Audrae Erickson, president of the Corn Refiners Association, on Oct. 30 said, “It is remarkable that The Sugar Association has suddenly stumbled upon the principle of free speech, given how hard they have tried to censor our consumer education program. Perhaps their new found belief in freedom of speech will motivate them to drop their self-serving lawsuit to silence our efforts to educate the public about high-fructose corn syrup.”
The origins of the countersuit date to a lawsuit filed on April 22, 2011, by The Sugar Association and other sugar growers. The still-pending original lawsuit said the C.R.A. claim that HFCS is corn sugar is false and misleading. The Sugar Association and sugar growers cited Internet advertising, exhibitions at professional organizations, television commercials, print advertisements and the web site www.sweetsurprise.com.
The Food and Drug Administration on May 30, 2012, denied a C.R.A. petition that corn sugar be allowed as a common or usual name for HFCS. Since then, the C.R.A. has stopped referring to HFCS as corn sugar.

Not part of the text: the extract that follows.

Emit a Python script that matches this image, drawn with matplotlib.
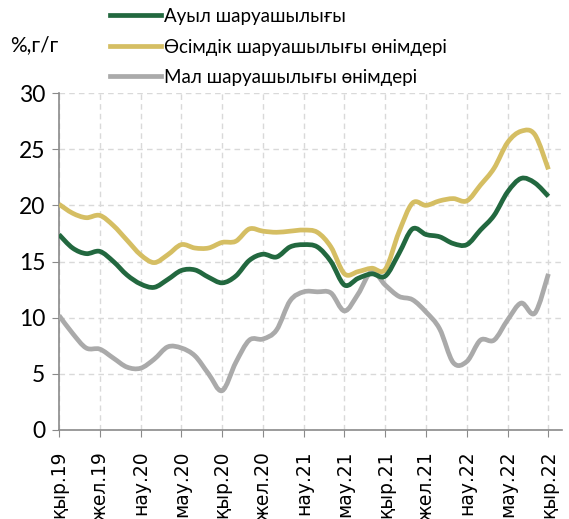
import numpy as np
import matplotlib
matplotlib.use("Agg")
import matplotlib.pyplot as plt
from matplotlib.path import Path
from matplotlib.patches import PathPatch
from matplotlib.lines import Line2D

# ---- data (monthly, Sep 2019 .. Sep 2022), % y/y ----
tick_labels = ["қыр.19", "жел.19", "нау.20", "мау.20", "қыр.20", "жел.20",
               "нау.21", "мау.21", "қыр.21", "жел.21", "нау.22", "мау.22", "қыр.22"]

agri = [17.4, 16.2, 15.7, 15.9, 15.0, 13.8, 13.0, 12.7, 13.4, 14.2,
        14.25, 13.6, 13.1, 13.7, 15.1, 15.65, 15.4, 16.3, 16.5, 16.3,
        15.0, 12.9, 13.5, 13.9, 13.7, 15.7, 17.9, 17.4, 17.2, 16.6,
        16.5, 17.8, 19.1, 21.2, 22.4, 22.0, 20.8]

crop = [20.1, 19.3, 18.9, 19.1, 18.2, 16.9, 15.6, 14.9, 15.6, 16.5,
        16.2, 16.2, 16.7, 16.8, 17.9, 17.7, 17.6, 17.7, 17.8, 17.6,
        16.3, 13.9, 14.1, 14.4, 14.3, 17.6, 20.2, 20.0, 20.4, 20.6,
        20.4, 21.8, 23.3, 25.6, 26.6, 26.3, 23.2]

livestock = [10.2, 8.6, 7.3, 7.2, 6.4, 5.6, 5.5, 6.3, 7.4, 7.3,
             6.6, 5.0, 3.5, 6.0, 8.0, 8.1, 8.9, 11.5, 12.3, 12.3,
             12.2, 10.6, 12.1, 14.1, 12.9, 11.9, 11.6, 10.5, 9.0, 6.0,
             6.1, 8.0, 8.0, 9.8, 11.3, 10.4, 13.9]

series_names = ["Ауыл шаруашылығы", "Өсімдік шаруашылығы өнімдері", "Мал шаруашылығы өнімдері"]
colors = ["#22683F", "#D5BE63", "#AAAAAA"]

plt.rcParams["font.family"] = ["Lato", "Noto Sans", "DejaVu Sans"]

fig = plt.figure(figsize=(5.69, 5.19), dpi=100)
ax = fig.add_axes([59 / 569, 1 - 430 / 519, (562 - 59) / 569, (430 - 93) / 519])

x = np.arange(len(agri))


def smooth_path(xs, ys):
    pts = np.column_stack([xs, ys]).astype(float)
    n = len(pts)
    verts = [pts[0]]
    codes = [Path.MOVETO]
    for i in range(n - 1):
        p0 = pts[max(i - 1, 0)]
        p1 = pts[i]
        p2 = pts[i + 1]
        p3 = pts[min(i + 2, n - 1)]
        c1 = p1 + (p2 - p0) / 6.0
        c2 = p2 - (p3 - p1) / 6.0
        verts += [c1, c2, p2]
        codes += [Path.CURVE4] * 3
    return Path(verts, codes)


lw = 3.4
for vals, col, z in zip([livestock, crop, agri], [colors[2], colors[1], colors[0]], [3, 4, 5]):
    patch = PathPatch(smooth_path(x, vals), facecolor="none", edgecolor=col,
                      lw=lw, capstyle="butt", joinstyle="round", zorder=z,
                      transform=ax.transData)
    ax.add_patch(patch)

ax.set_xlim(0, 37)
ax.set_ylim(0, 30)
ax.set_yticks(np.arange(0, 31, 5))
tick_pos = x[::3]
ax.set_xticks(tick_pos)
ax.set_xticklabels(tick_labels, rotation=90, fontsize=13.5, family="DejaVu Sans",
                   va="top", ha="center")
ax.tick_params(axis="y", labelsize=16.5, length=5, color="#8A8A8A", pad=5)
ax.tick_params(axis="x", length=5, color="#8A8A8A", pad=10)

ax.grid(True, color="#D9D9D9", linestyle=(0, (4, 3)), linewidth=1.0)
ax.set_axisbelow(True)
for s in ["top", "right"]:
    ax.spines[s].set_visible(False)
for s in ["left", "bottom"]:
    ax.spines[s].set_color("#8A8A8A")
    ax.spines[s].set_linewidth(1.2)

fig.text(10 / 569, 1 - 45 / 519, "%,г/г", fontsize=15, va="center", ha="left")

handles = [Line2D([], [], color=c, lw=3.4) for c in colors]
fig.legend(handles, series_names, loc="upper left",
           bbox_to_anchor=(110 / 569, 1 - 8 / 519), frameon=False,
           fontsize=13.5, handlelength=2.7, handletextpad=0.2,
           labelspacing=0.72, borderaxespad=0, borderpad=0)

fig.savefig("out.png", dpi=100)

The countersuit from the HFCS manufacturers cites news releases and other information from The Sugar Association that criticize HFCS. For example, in the January 2012 issue of the Sugar Association’s “The Sugar Packet,” John McElligott, M.D., a Fellow of the American College of Physicians, said he agreed that HFCS was the “crack cocaine” of all sweeteners.
The Sugar Association in its Oct. 29, 2012, filing said the countersuit is premised on two articles originally posted by a medical doctor and a consumer group as well as press releases, web site posts and an opinion-editorial article. The Sugar Association in its Oct. 29 filing also addressed C.R.A. countersuit claims that The Sugar Association has funded groups that criticize HFCS.
“The corn refiners make numerous allegations — many on information and belief — about the role of plaintiffs other than The Sugar Association but name none of them as counterclaim defendants,” The Sugar Association said in its filing. “They also launch a vague and spurious attack on non-party Citizens for Health, a consumer rights group, and intimate something nefarious about its past relationship with The Sugar Association, but make no specific charges against the group.”
After the HFCS manufacturers filed the countersuit, a Sept. 18 Bloomberg article said The Sugar Association gave $300,000 to Citizens for Health, a Washington-based nonprofit organization. The November/December issue of Mother Jones also includes a story about the sugar industry funding other groups.
Ms. Erickson on Oct. 30 said, “What these recent news reports confirm is The Sugar Association and its members have spent huge amounts of money to buy the support of consumer front groups to attack high-fructose corn syrup and other sweeteners.”